Praise and Poems
… breathtaking and very thrilling…
Martin Booth, writer and novelist, shortlisted for the Booker Prize (1998), and editor of Ixion magazine
You’re shooting from the hip like a fey New York hombre manqué. London has a lot to answer for.
Anthony Mellors, poet and editor of fragmente:
a journal of contemporary poetics
To make a poem in the shape of a person is no more than appropriate when we all are persons, and whatever is experienced is coloured by a personality: a multiplanar coherence scanned by urgent or languid needs, made vivid by pleasure or pain. Only in such a shape, protecting us like a vessel, could we sail through the dissonant fluctuations and inverted exchanges of the modern landscape without disintegrating altogether.
Fifteen Exits shows us the distorting polychrome glass fragments of the urban mosaic and we will see a picture, binding them all together. What a relief, to find someone who is interested in live experience rahter than the arbitrary, distanced, monotony of an experiment. All round, mud-flats of tedious confusion and easily refuted self-assertion are filled with unsilent poets.

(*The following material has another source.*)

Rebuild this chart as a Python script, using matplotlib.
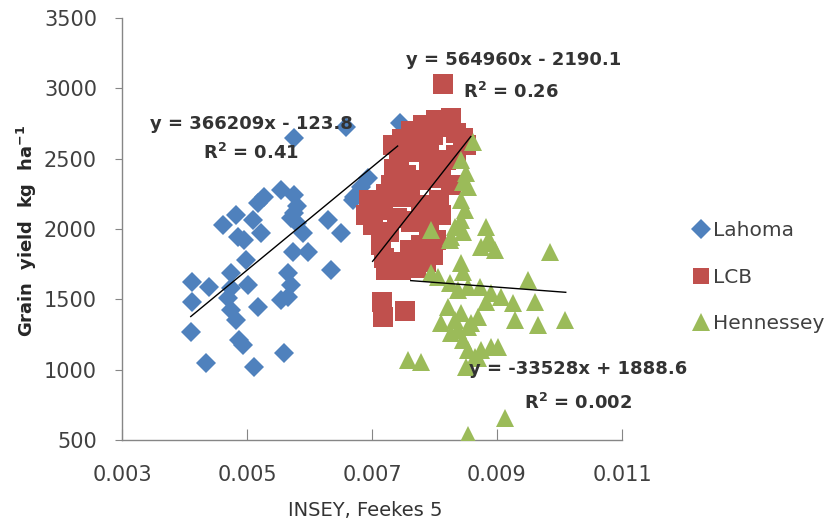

This is an exceptionally beautiful book, alternating expertly between the flaneur’s quizzical intelligence and pure lyric. A mastery of pace has arranged the whole: where we see a ripple of change at every line yet every one is leisurely and contenting. Somehow the author has, by moving at exactly the same speed as the metropolitan vortex, managed to catch its glittering psychological possibilities and reduce them to a pattern.